Broader Context and Valuation Considerations
Despite the robust performance, Samsara's valuation metrics warrant consideration. The company's Price-to-Sales (P/S) ratio stands at 14.07x, significantly exceeding the Software industry median of 4.84x and its key peers' average of 10.08x. Similarly, its Enterprise Value-to-Revenue (EV/Revenue) ratio of 13.4x suggests a premium valuation relative to revenue when compared to industry peers. While non-GAAP operating margins expanded, the company's GAAP results still reflect a net loss, primarily due to stock-based compensation expenses.
However, Samsara maintains a strong financial position with $698 million in cash and cash equivalents against $82 million in total debt, providing substantial liquidity.
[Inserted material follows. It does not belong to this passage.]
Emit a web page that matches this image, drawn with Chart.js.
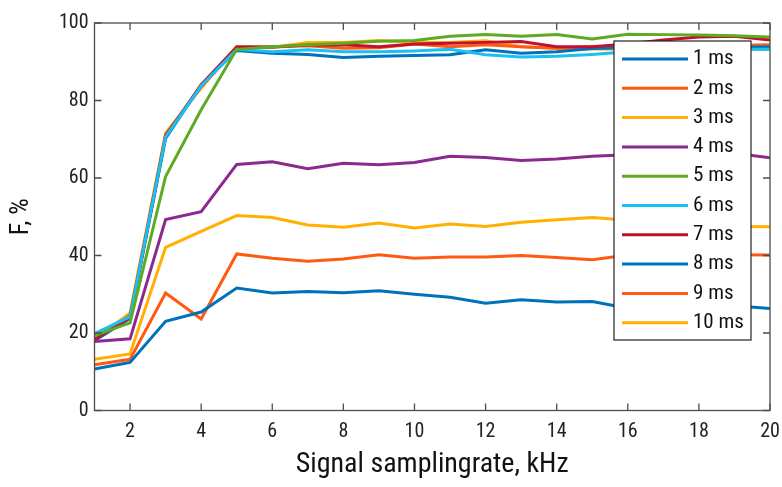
<!DOCTYPE html>
<html>
<head>
<meta charset="utf-8">
<script src="https://cdn.jsdelivr.net/npm/chart.js@4.4.1/dist/chart.umd.min.js"></script>
<style>
  html, body { margin: 0; padding: 0; background: #fff; }
  #wrap { width: 782px; height: 487px; }
</style>
</head>
<body>
<div id="wrap"><canvas id="chart" width="782" height="487"></canvas></div>
<script>
const rates = [1,2,3,4,5,6,7,8,9,10,11,12,13,14,15,16,17,18,19,20];
const xTicks = [2,4,6,8,10,12,14,16,18,20];
const yTicks = [0,20,40,60,80,100];
const labels = ["1 ms","2 ms","3 ms","4 ms","5 ms","6 ms","7 ms","8 ms","9 ms","10 ms"];
const colors = ["#0072BD","#FF5A12","#FFB000","#8A2A90","#5FAA24","#18C1F2","#C0112E","#0072BD","#FF5A12","#FFB000"];

const f1  = [10.7,12.4,23.0,25.4,31.6,30.3,30.7,30.4,30.9,30.0,29.2,27.7,28.6,28.0,28.1,26.4,26.0,26.5,27.0,26.3];
const f2  = [11.8,13.2,30.3,23.6,40.4,39.3,38.5,39.1,40.2,39.3,39.6,39.6,40.0,39.5,38.9,40.1,40.2,40.2,40.2,40.1];
const f3  = [13.2,14.6,42.1,46.2,50.3,49.8,47.9,47.3,48.4,47.1,48.1,47.5,48.6,49.2,49.8,49.1,47.8,47.6,47.5,47.4];
const f4  = [17.8,18.5,49.3,51.3,63.5,64.2,62.4,63.8,63.4,64.0,65.6,65.3,64.5,64.9,65.6,66.0,66.3,66.3,66.4,65.2];
const f5  = [19.3,22.6,60.4,77.6,93.2,93.9,94.4,94.8,95.3,95.5,96.6,97.0,96.6,97.0,95.9,97.1,97.0,96.9,96.7,96.4];
const f6  = [19.8,24.2,70.6,83.8,93.2,92.6,93.1,92.6,92.6,92.8,93.2,91.8,91.2,91.4,91.9,92.6,92.8,93.0,93.2,93.2];
const f7  = [18.3,24.0,70.8,84.1,93.8,93.8,94.3,94.4,93.9,94.6,94.8,95.0,95.2,93.9,93.9,94.6,95.6,96.4,96.6,95.6];
const f8  = [18.0,23.8,70.2,84.0,92.9,92.2,91.9,91.1,91.4,91.6,91.8,93.1,92.2,92.6,93.4,93.6,93.6,93.7,93.8,93.8];
const f9  = [18.1,24.6,71.2,83.5,93.8,93.8,94.1,93.5,93.6,94.6,93.9,94.4,93.9,93.5,93.9,94.0,94.1,94.2,94.2,94.4];
const f10 = [18.4,25.2,71.6,83.2,93.9,93.7,95.0,95.0,95.5,95.0,95.0,95.4,93.9,93.5,93.3,93.2,93.3,93.7,93.3,93.2];

const series = [f1,f2,f3,f4,f5,f6,f7,f8,f9,f10];
const FONT = "'Liberation Sans Narrow', 'Roboto Condensed', Roboto, sans-serif";
const AXIS = "#4d4d4d";

const boxAndTicks = {
  id: "boxAndTicks",
  afterDatasetsDraw(chart) {
    const {ctx, chartArea: a, scales: {x, y}} = chart;
    ctx.save();
    ctx.strokeStyle = AXIS;
    ctx.lineWidth = 1.3;
    ctx.strokeRect(a.left, a.top, a.right - a.left, a.bottom - a.top);
    ctx.beginPath();
    xTicks.forEach(v => {
      const px = x.getPixelForValue(v);
      ctx.moveTo(px, a.bottom); ctx.lineTo(px, a.bottom - 7);
      ctx.moveTo(px, a.top); ctx.lineTo(px, a.top + 7);
    });
    yTicks.forEach(v => {
      const py = y.getPixelForValue(v);
      ctx.moveTo(a.left, py); ctx.lineTo(a.left + 7, py);
      ctx.moveTo(a.right, py); ctx.lineTo(a.right - 7, py);
    });
    ctx.stroke();
    ctx.restore();
  },
  afterDraw(chart) {
    // legend box inside the plot, top right
    const {ctx} = chart;
    const bx = 614, by = 41, bw = 137, bh = 299, row = 29.3;
    ctx.save();
    ctx.fillStyle = "#fff";
    ctx.fillRect(bx, by, bw, bh);
    ctx.strokeStyle = "#222";
    ctx.lineWidth = 1.2;
    ctx.strokeRect(bx, by, bw, bh);
    ctx.font = "21px " + FONT;
    ctx.textBaseline = "middle";
    chart.data.datasets.forEach((ds, i) => {
      const cy = by + 18 + i * row;
      ctx.strokeStyle = ds.borderColor;
      ctx.lineWidth = 3;
      ctx.beginPath();
      ctx.moveTo(bx + 8, cy); ctx.lineTo(bx + 74, cy);
      ctx.stroke();
      ctx.fillStyle = "#111";
      ctx.fillText(ds.label, bx + 79, cy);
    });
    ctx.restore();
  }
};

new Chart(document.getElementById("chart"), {
  type: "line",
  data: {
    datasets: series.map((s, i) => ({
      label: labels[i],
      data: rates.map((r, j) => ({x: r, y: s[j]})),
      borderColor: colors[i],
      backgroundColor: colors[i],
      borderWidth: 3,
      pointRadius: 0,
      tension: 0
    }))
  },
  options: {
    responsive: false,
    animation: false,
    layout: { padding: { top: 23, right: 12, left: 0, bottom: 0 } },
    plugins: { legend: { display: false }, tooltip: { enabled: false } },
    scales: {
      x: {
        type: "linear", min: 1, max: 20,
        afterBuildTicks: s => { s.ticks = xTicks.map(v => ({value: v})); },
        afterFit: s => { s.height = 76.5; s.paddingLeft = 0; s.paddingRight = 0; },
        grid: { display: false, drawTicks: false },
        border: { display: false },
        ticks: { color: "#222", padding: 9, font: { family: FONT, size: 20 } },
        title: { display: true, text: "Signal samplingrate, kHz", color: "#111",
                 padding: { top: 0, bottom: 5 }, font: { family: FONT, size: 28 } }
      },
      y: {
        min: 0, max: 100,
        afterBuildTicks: s => { s.ticks = yTicks.map(v => ({value: v})); },
        afterFit: s => { s.width = 94.5; },
        grid: { display: false, drawTicks: false },
        border: { display: false },
        ticks: { color: "#222", padding: 6, font: { family: FONT, size: 20 } },
        title: { display: true, text: "F, %", color: "#111",
                 padding: { top: 6, bottom: 0 }, font: { family: FONT, size: 26 } }
      }
    }
  },
  plugins: [boxAndTicks]
});
</script>
</body>
</html>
The company's three-year revenue Compound Annual Growth Rate (CAGR) of 42.87% and projected 21.1% growth in 2027 indicate a strong growth trajectory within the Industrial IoT and fleet management software markets, which are forecasted to grow at a 19.8% CAGR from 2024 to 2032. Analysts at RBC Capital and TD Cowen have reaffirmed "Buy" ratings for the company.
Looking Ahead
Samsara has provided optimistic guidance for the upcoming quarters. For Q3 FY2026, the company projects revenue between $398 million and $400 million, representing 24% year-over-year growth. Full fiscal year 2026 revenue is expected to be between $1.574 billion and $1.578 billion, indicating a 26% year-over-year growth. Non-GAAP EPS for the full year is guided between $0.45 and $0.47.
Analysts have revised their earnings forecasts upwards for Samsara, with expectations for the company to turn profitable. While the company acknowledges that larger deals inherently have longer and less predictable sales cycles, its strong financial health, strategic focus on AI innovation, and expanding customer base position it for continued growth and market penetration in the evolving landscape of connected operations. Investors will monitor future economic reports and company-specific developments for further insights into Samsara's sustained performance.